With a green scarf tucked into her jacket, the first lady smiled, waved, and posed for pictures as she marched seven blocks along the parade route in Queens.

 

“Proud” of support

WASHINGTON, DC — Gov. George W. Bush has changed his mind about meeting with a gay political group.

So leaders of Log Cabin Republicans say they’re looking forward to setting up a meeting.

He had said last November he probably would not meet with the group.

“Governor Bush has extended a hand to the Log Cabin Republicans. We will take him up on it,” said Kevin Ivers, spokesman for the group.

Bush said he would meet with members of the group but not leaders who had run ads critical of him over the weekend in California, New York and Massachusetts.

“I said I would consider meeting with members,” Bush said. “I’ve got members of the Log Cabin Republican Club on my campaign team. They’re supporting me and I’m proud to have their support.”

Ivers questioned that distinction, saying there’s no difference between members and leaders.

 

Prop. 22 passes

SAN FRANCISCO — California said yes on 22.

Voters adopted Proposition 22 on their March ballots, which prohibits California from granting marital rights to same-sex couples legally married in any other state.

The proposal passed 61 percent to 39 percent.

Californians “like what has been going on for thousands of years,” said GOP state Sen. Pete Knight, who qualified the initiative for the ballot after the Legislature rejected it. “California is not ready for marriage between a man and a man.”

Knight’s gay son, David, campaigned against the measure.

No-on-22 Campaign manager Mike Marshall noted that Proposition 22 supporters stressed the simplicity of their 14-word text: “Only marriage between a man and a woman is valid and recognized in California.”

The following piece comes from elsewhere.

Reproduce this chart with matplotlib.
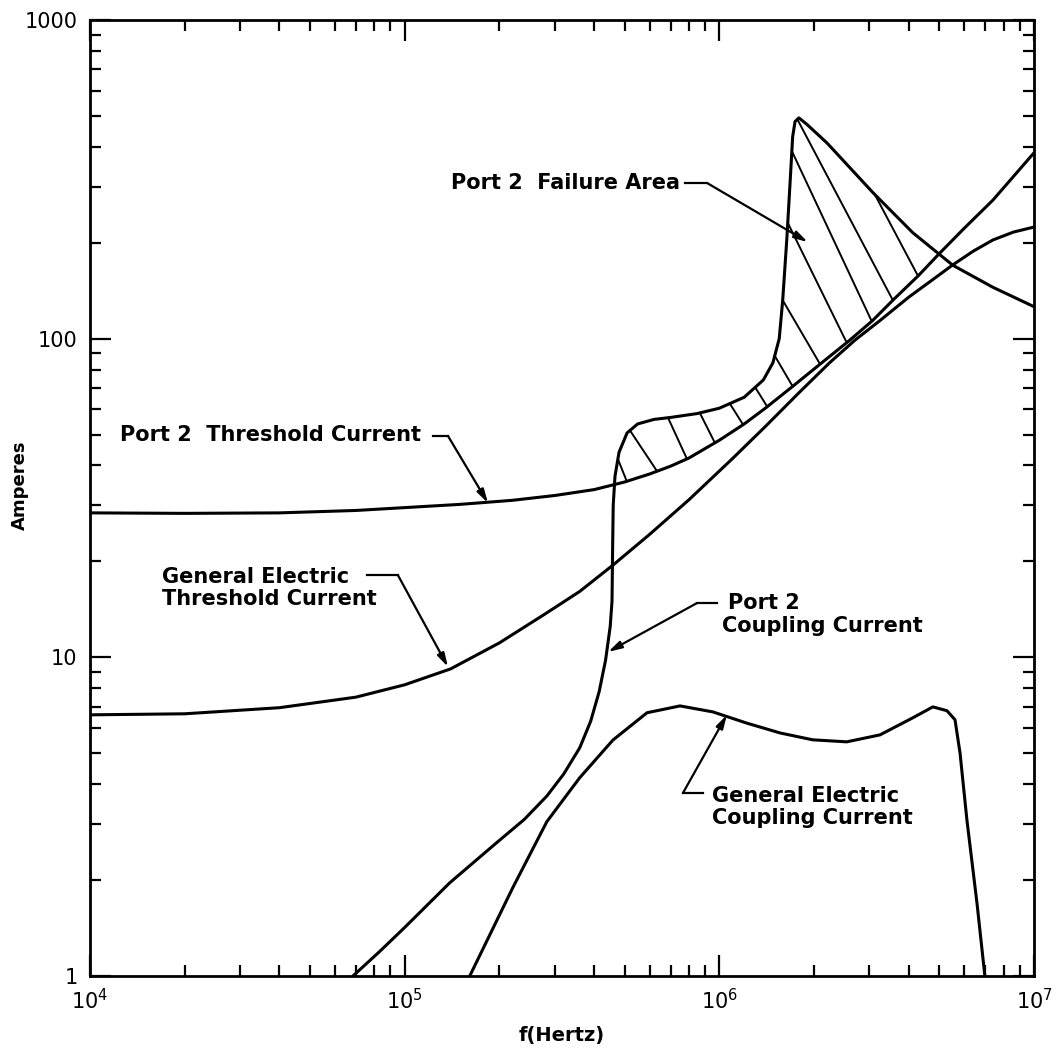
import matplotlib.pyplot as plt
import numpy as np

# Port 2 threshold current
p2_thr_f = [1e4, 2e4, 4e4, 7e4, 1e5, 1.5e5, 2.2e5, 3e5, 4e5, 5e5, 6e5, 7e5, 8e5, 1e6,
            1.2e6, 1.4e6, 1.7e6, 2.1e6, 2.6e6, 3.07e6, 3.56e6, 4.3e6, 5.03e6, 6e6, 7.4e6, 1e7]
p2_thr_a = [28.4, 28.3, 28.4, 28.9, 29.5, 30.2, 31.1, 32.2, 33.6, 35.5, 37.6, 39.8, 42.2, 48,
            54, 60.5, 70.5, 83.5, 99, 114, 132, 158, 186, 222, 272, 383]

# General Electric threshold current
ge_thr_f = [1e4, 2e4, 4e4, 7e4, 1e5, 1.4e5, 2e5, 2.8e5, 3.6e5, 4.6e5, 6e5, 8e5, 1.1e6,
            1.4e6, 1.8e6, 2.24e6, 2.7e6, 3.24e6, 4e6, 4.8e6, 5.5e6, 6.4e6, 7.4e6, 8.6e6, 1e7]
ge_thr_a = [6.6, 6.65, 6.95, 7.5, 8.2, 9.2, 11.1, 13.7, 16.1, 19.5, 24.3, 31.2, 42,
            53, 68, 84, 99, 114, 135, 154, 170, 188, 204, 216, 224]

# Port 2 coupling current
p2_cpl_f = [6.85e4, 8.3e4, 1e5, 1.39e5, 1.96e5, 2.4e5, 2.83e5, 3.2e5, 3.6e5, 3.9e5, 4.15e5,
            4.35e5, 4.5e5, 4.56e5, 4.58e5, 4.6e5, 4.66e5, 4.8e5, 5.09e5, 5.5e5, 6.2e5, 7e5,
            8.5e5, 1e6, 1.2e6, 1.38e6, 1.48e6, 1.55e6, 1.59e6, 1.64e6, 1.68e6, 1.71e6,
            1.74e6, 1.79e6, 1.9e6, 2.2e6, 3.08e6, 4.12e6, 5.52e6, 7.4e6, 1e7]
p2_cpl_a = [1.0, 1.19, 1.42, 1.96, 2.62, 3.1, 3.67, 4.3, 5.2, 6.3, 7.8,
            9.8, 12.5, 15, 22, 30, 37, 44, 50.6, 54, 55.8, 56.6,
            58.2, 60.5, 65.5, 74.2, 84, 100, 132, 208, 315, 430,
            480, 493, 470, 411, 287, 215, 170, 145, 126]

# General Electric coupling current
ge_cpl_f = [1.61e5, 2.21e5, 2.83e5, 3.6e5, 4.59e5, 5.89e5, 7.5e5, 9.55e5, 1.22e6, 1.56e6,
            1.98e6, 2.54e6, 3.24e6, 4.12e6, 4.77e6, 5.29e6, 5.61e6, 5.82e6, 6.12e6, 6.59e6, 6.98e6]
ge_cpl_a = [1.0, 1.9, 3.05, 4.19, 5.5, 6.7, 7.04, 6.74, 6.22, 5.79,
            5.51, 5.43, 5.71, 6.46, 6.99, 6.8, 6.37, 5.01, 3.09, 1.69, 1.0]

# failure-area hatch lines: start on the coupling curve, end on the threshold curve
hatch_top_f = [4.76e5, 5.2e5, 6.87e5, 8.67e5, 1.08e6, 1.30e6, 1.50e6, 1.59e6, 1.65e6, 1.70e6, 1.77e6, 3.12e6]
hatch_bot_f = [5.08e5, 6.34e5, 7.89e5, 9.68e5, 1.19e6, 1.42e6, 1.71e6, 2.09e6, 2.54e6, 3.05e6, 3.56e6, 4.28e6]

x_ticks = [1e4, 1e5, 1e6, 1e7]
x_tick_labels = ["$10^4$", "$10^5$", "$10^6$", "$10^7$"]
y_ticks = [1, 10, 100, 1000]
y_tick_labels = ["1", "10", "100", "1000"]


def on_curve(f, cf, ca):
    return 10 ** np.interp(np.log10(f), np.log10(cf), np.log10(ca))


fig = plt.figure(figsize=(10.64, 10.49), dpi=100)
ax = fig.add_axes([90 / 1064, 73 / 1049, 944 / 1064, 956 / 1049])

lw = 2.2
for cf, ca in [(p2_thr_f, p2_thr_a), (ge_thr_f, ge_thr_a),
               (p2_cpl_f, p2_cpl_a), (ge_cpl_f, ge_cpl_a)]:
    ax.plot(cf, ca, color="black", lw=lw, solid_capstyle="round", solid_joinstyle="round")

for ft, fb in zip(hatch_top_f, hatch_bot_f):
    at = on_curve(ft, p2_cpl_f, p2_cpl_a)
    ab = on_curve(fb, p2_thr_f, p2_thr_a)
    ax.plot([ft, fb], [at, ab], color="black", lw=1.4)

ax.set_xscale("log")
ax.set_yscale("log")
ax.set_xlim(1e4, 1e7)
ax.set_ylim(1, 1000)

ax.set_xticks(x_ticks)
ax.set_xticklabels(x_tick_labels)
ax.set_yticks(y_ticks)
ax.set_yticklabels(y_tick_labels)
ax.tick_params(which="both", direction="in", top=True, right=True, width=1.6)
ax.tick_params(which="major", length=15, labelsize=15, pad=9)
ax.tick_params(which="minor", length=8)
for s in ax.spines.values():
    s.set_linewidth(2)

fig.text(20 / 1064, 1 - 485 / 1049, "Amperes", rotation=90, ha="center", va="center",
         fontsize=13, fontweight="bold")
fig.text(562 / 1064, 1 - 1036 / 1049, "f(Hertz)", ha="center", va="center",
         fontsize=14, fontweight="bold")

txt = dict(fontsize=15, fontweight="bold", color="black")
arrow = dict(arrowstyle="-|>,head_width=0.22,head_length=0.8", color="black", lw=1.6,
             shrinkA=0, shrinkB=0)


def leader(text, text_xy, seg_start, elbow, tip, ha="right", va="center"):
    ax.text(text_xy[0], text_xy[1], text, ha=ha, va=va, linespacing=1.15, **txt)
    ax.plot([seg_start[0], elbow[0]], [seg_start[1], elbow[1]], color="black", lw=1.6)
    ax.annotate("", xy=tip, xytext=elbow, arrowprops=arrow)


leader("Port 2  Failure Area", (7.5e5, 308), (7.8e5, 308), (9.14e5, 308), (1.91e6, 201))
leader("Port 2  Threshold Current", (1.13e5, 50), (1.23e5, 49.5), (1.373e5, 49.5), (1.84e5, 30.5))
leader("General Electric\nThreshold Current", (1.69e4, 16.5), (7.59e4, 18.1), (9.52e4, 18.1),
       (1.373e5, 9.33), ha="left")
leader("Port 2", (1.065e6, 14.8), (9.83e5, 14.8), (8.49e5, 14.8), (4.43e5, 10.4), ha="left")
ax.text(1.019e6, 12.5, "Coupling Current", ha="left", va="center", **txt)
leader("General Electric\nCoupling Current", (9.47e5, 3.39), (8.87e5, 3.75), (7.66e5, 3.75),
       (1.057e6, 6.6), ha="left")

fig.savefig("out.png", dpi=100)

Gay rights advocates have their own 14-word formula: “California’s gay and lesbian families deserve the same legal protections as all married couples” and will push to enact it through legislation, executive order, or another ballot measure, Marshall said.

 

NYC billboards

NEW YORK — Anti-gay billboards on Staten Island were removed after five days after being condemned as hateful and divisive.

The two billboards on Staten Island quoted a Biblical passage: “Thou shall not lie with mankind as with womankind: It is abomination.” One billboard was replaced by a Smokey the Bear ad and the second was covered over in white.

Billboard company PNE Media of Union, N.J., said in a statement it removed the ads because they were “inadvertently posted.” The company requires that its billboards contain the name of the advertiser; the anti-gay ads did not.

The ads were placed by a group called Keyword Ministries, PNE Media said.

 

Gay city council

WILTON MANORS, FL— Another American city has voted gay.

An openly gay city council member was elected mayor, making Wilton Manors one of only two cities in the nation with a gay majority.

John Fiore was elected 57 percent to 43 percent over former Mayor Sandra Steen. The city is north of Fort Lauderdale

Fiore, 46, has been on the council since 1988 and was the vice mayor. The other gay council members are Gary Resnick and Craig Sheritt, who was elected in January and will took office last month.

 

Online confessions

PORTLAND, ME — A Catholic priest has been sent to church training for allegedly launching a sexually explicit Web site for gay priests.

The out-of-state program was to help him decide if he wants to remain in the priesthood, officials said.

Rev. John Harris from Our Lady of the Rosary in Sabattus is accused of being the mastermind behind a Web site shut down two months ago on orders from Bishop Joseph Gerry of the Portland Diocese.

Harris, 45, allegedly started the Web site last summer. He and two other Maine priests also were accused of participating in an e-mail discussion group that included sexually explicit language.

 

German apology

BERLIN — Germany finally is beginning to acknowledge the Nazis’persecution of gays in World War II.

The governing Social Democratic and Greens parties introduced a bill to acknowledge Nazi persecution of gays and review whether to annul convictions under a Nazi-era anti-gay law that remained on the books in West Germany until 1969.

“It’s long overdue,” said Volker Beck, the Greens party legal affairs spokesman. “It’s really very shameful that there’s only now a majority (in parliament) for such an apology and a rehabilitation.”

German gay rights activists tentatively welcomed the initiative, which came as lawmakers worked on details of a $5 billion fund to compensate victims of Nazi forced- and slave-labor programs.

“It’s an important and correct first step in the right direction,” said Eberhard Zastrau, spokesman for the Lesbian and Gay Association of Germany.

 

No MS adoptions

JACKSON, MS — There’s been a setback for gays and lesbians in Mississippi.

Lawmakers have moved to make Mississippi the second state in the nation with a law banning homosexual couples from adopting children.

The ban easily cleared the House 107-8 Wednesday. The bill now moves to the Senate.

Only Florida has a law forbidding gay adoptions.

Bill opponents and supporters said they were unaware of adoptions in Mississippi involving gay couples. They said they were responding to thousands of phone calls made in the past week by supporters.

“It makes a statement for the strong traditional family,” said Republican Rep. Bobby Howell, who had proposed the prohibition this year for the first time at the urging of family groups.

 

Military harassment: Duh!

WASHINGTON, DC — The Pentagon brass apparently have just figured out that bigotry is commonplace in their ranks.

The Pentagon inspector general says a study found anti-gay speech and harassment can be found throughout the U.S. military, especially among young enlisted troops.

Eighty-five percent of those surveyed said they believed anti-gay comments are tolerated on their base or aboard their ship, and 37 percent said they had personally witnessed or been the target of harassment such as hostile gestures, graffiti or physical assault based on perceived homosexuality.

The survey also found a widespread belief among troops that the Clinton administration’s “don’t ask, don’t tell” policy on gays in the military, which Vice President Al Gore says he would eliminate if he were elected president is not working.

President Clinton himself has said the policy, forged in 1993, is now “out of whack.”

Defense Secretary William Cohen, responding to the survey results, announced he was creating a committee of military and civilian officials to draft a plan for measures to improve the policy’s implementation. Cohen put the onus on military chiefs to fix the problem.

“The report shows military leaders must do more to make it clear harassment based on sexual orientation violates military values,” Cohen said in a memorandum to military chiefs and service secretaries.